I found the tip while searching for a way to preserve the colored output of grep after it has been piped into less. ‘less -r’ preserves the terminal escape sequences from the input. The following will get preserve the colors:


grep --color=always <search_term> | less -r

February 13, 2006

Perl One-Liners

Filed under: Coding — jbryan @ 9:22 am

While searching for information about a particular Perl command line option, I ran accross an excellent page of Perl one-liners. Many of these are very practical uses for perl in daily tasks.

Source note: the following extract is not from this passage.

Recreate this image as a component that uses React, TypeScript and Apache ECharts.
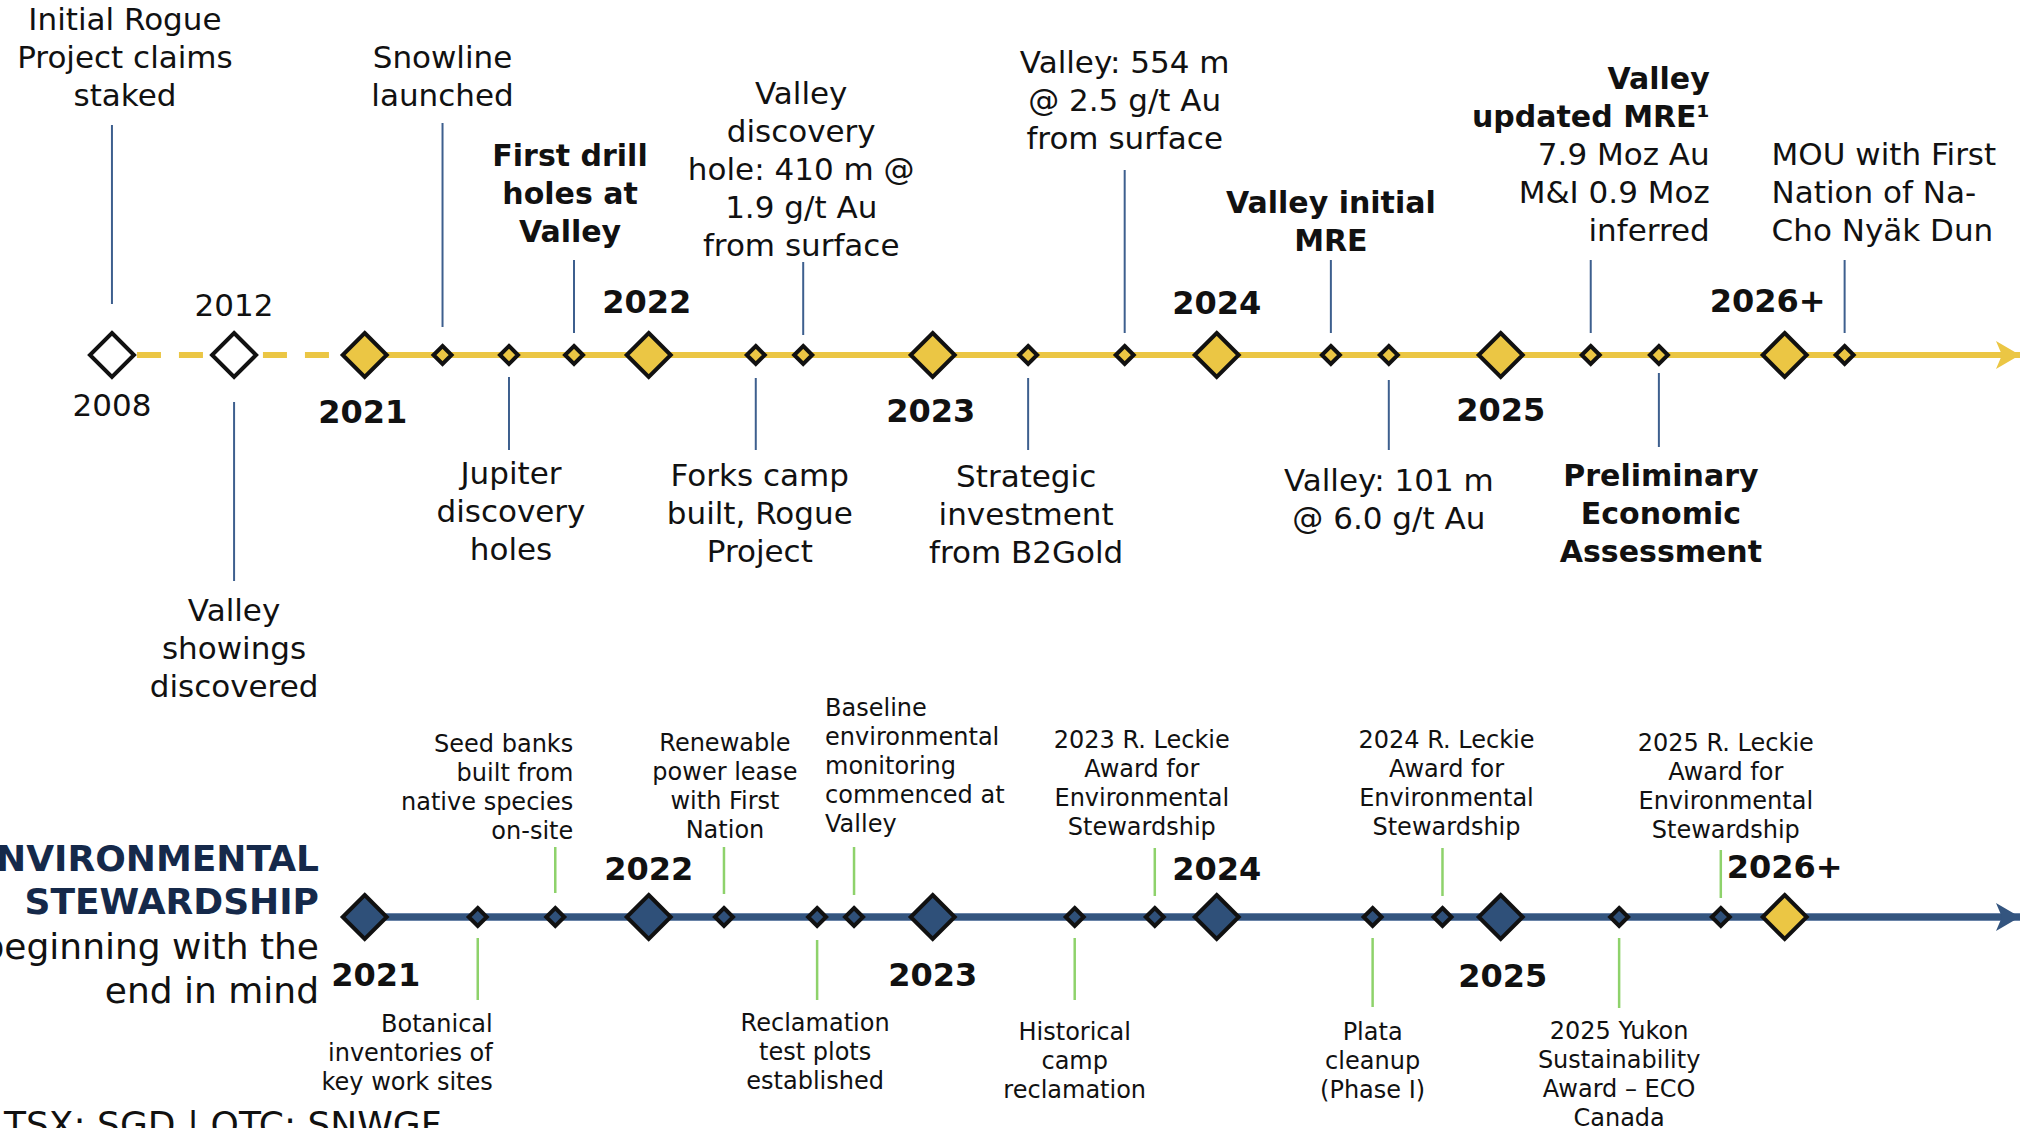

I figured I would link to them here in hopes that they are useful to somebody else.

February 2, 2006

Open Ajax

Filed under: Coding,Projects,Software — jbryan @ 1:02 am

In several current projects I have been working on AJAXifying old systems and building new systems with AJAX components.  Though I have tried to take advantage of open libraries such as prototype.js and Open Rico, I have yet to find a good framework that incorporates both the server-side and client-side programming needs.  So, upon hearing news about the Open Ajax coalition of BEA, Borland, the Dojo Foundation, Eclipse Foundation, Google, Laszlo Systems, Mozilla, Novell, Openwave, Oracle, Red Hat, Yahoo, Zend, and Zimbra, naturally I got excited.

This could finally lend the kind of stability and formality to the technology that would aleviate many of my current headaches as a developer and many of the criticisms from users.  The awesome thing about AJAX is that it is built on non-proprietary technologies unlike any of the other leading rich client technologies; thus, if it could be developed in a manner that gives it the same formality and maturity of other web standards, such as HTML and XML, it would go a long way toward simplifying development, cutting costs, and improving user’s experiences.  I believe the companies backing it have the experience and sway to make it happen.

January 30, 2006

Java DNS Cache

Filed under: Coding,Software — jbryan @ 10:22 am

In a recent project, I am using a java daemon to manage and pool connections to an XML service I am using.  If the connection fails, the daemon automatically closes the socket and reconnects.  This was working great until one day the IP addresses for the service changed.  Though TTL for the dns lookup had run out and the local dns properly found the new IP’s, the connection pool was still not able to make connections until the JRE and daemon were restarted.

I thought this was really weird, and did some research.  It turns out that Sun’s JRE has it’s own dns cache that defaults to "cache forever."  Though, I think this is a really bad default behavior, they do provide a way to fix it.  It turns out there are some properties that can be set on the command line to change it as documented in their Networking Properties manual.  If you pass a  -Dsun.net.inetaddr.ttl to the JRE commandline with the number of seconds to cache, that should fix it. Sun’s argument for having this default value is to hedge against DNS spoofing attacks, but if you consider your dns to be relatively secure, it can be just an annoyance.